Why the NY Times Vaccine Timeline is Bad
I have three qualms with the Interactive Timeline titled "Find Your Place in the Vaccine Line."
- It's factually misleading. The C.D.C has only voted on Tier 1a as of today (2020-12-4). The prose below the graphic includes this information, but telling people "this is where you are in line" and then qualifying it with "The final order is not yet determined and depends on successful vaccines being adequately tested for every group" is misleading, at best.
The author also didn't bother to build even mildly realistic parameters for the interactive. I entered that I was a two year-old health care worker from Hennepin County with COVID-related risks and it just spit out a place in line.
Creating a vaccine line which misrepresents the risk/benefits of vaccination (see point 3) encourages line jumping by the privileged. Already some Republican legislators in MN have suggested they should jump the line over seniors with comorbidities. My family has a great-grandparent who is a 99 year-old World War 2 pilot and the idea that any legislator should get a vaccine that might allow a war hero to enjoy his 100th birthday is, well, go-to-hell Paul Gazelka.
The vaccine line misrepresents the risk/benefit nature of vaccination. Everyone understands lines: we used to stand in them for things we wanted. Go to a candy store, stand in line, get your candy, eat it- the closer to the front, the better right? That's not how vaccination works.
For one, this vaccination campaign needs people to go the candy store twice, buy the exact same kind of candy exactly 21 to 28 days apart. Again, this detail is in the supporting prose below the interactive, but late qualifiers aren't much use once you've bated the hook.
More importantly, vaccination is more akin to everyone getting a big bag of candy while still standing in line, and getting to enjoy it as soon as the first person buys their candy.
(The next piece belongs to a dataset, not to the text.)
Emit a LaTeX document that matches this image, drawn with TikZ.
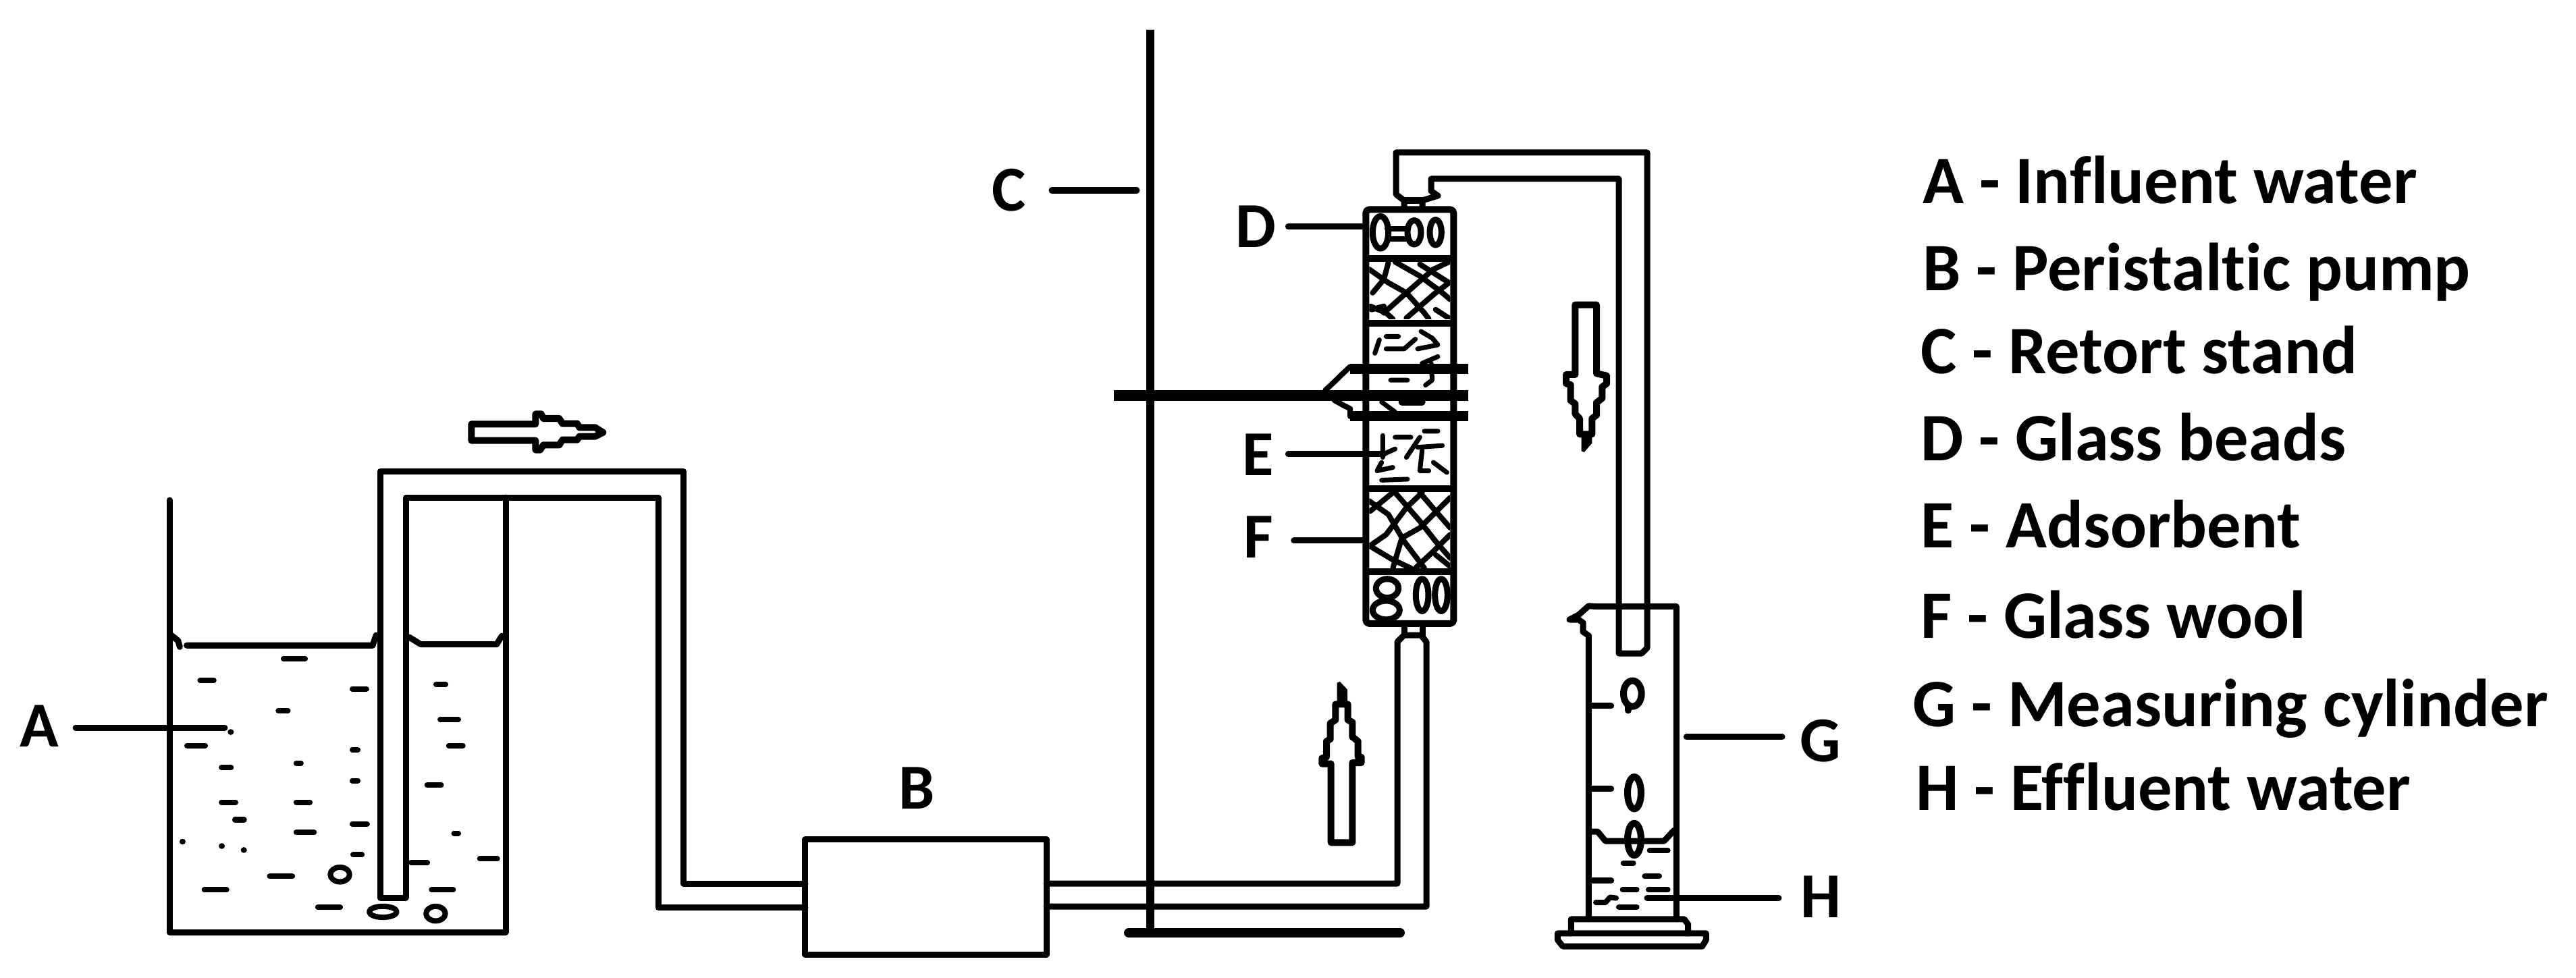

By the time it is your turn to buy your candy, you've already enjoyed a large portion of it.
When healthcare workers get vaccinated before me, they'll have a 90%+ chance of not getting ill from COVID, and will be ready to care for me should I get sick. Just by having available medical experts, my risk of dying goes down. Mmm, first jelly bean!
When at-risk populations get vaccinated, they have a 90%+ chance of not getting ill from COVID, which means more hospital and staff capacity, which opens up more medical resources should I need them. So tasty, this candy!
When essential workers get vaccinated, people who provide me things and services to me -- like mail, food, K-12 teachers, and city services -- have a 90%+ chance of not getting ill from COVID, ensuring our society can better operate. I can't get enough of this candy!
Given my low risk, it is better for me for others to get vaccines first, because it improves both my access to medical care and to goods and services I need. (Also, lots of people I and others love don't die:) The interactive timeline obfuscates all these benefits in the interest of faux ordinal placement.
And, as this thread makes clear vaccinations prevent illness, not necessarily infection. So, although vaccination will occur in an order, we all need to keep masking, washing, and social distancing until we have a sufficient number of people vaccinated. For us to return to normal, we all are safe only when we ALL are safe.
The Interactive Timeline discusses some of the complications of the vaccination role out, but not this central issue of how vaccines work to prevent illness, not necessarily infection. At the very least, if there's going to be an ordered list, it should be qualified with some rudimentary grounding in what the list claims to describe.
Journalism has a responsibility to present information in ways that inform our citizenry. Th NY Times Interactive Timeline "Find Your Place in the Vaccine Line" doesn't do that, and misrepresents what matters about vaccination all in the service of an interactive data visualization.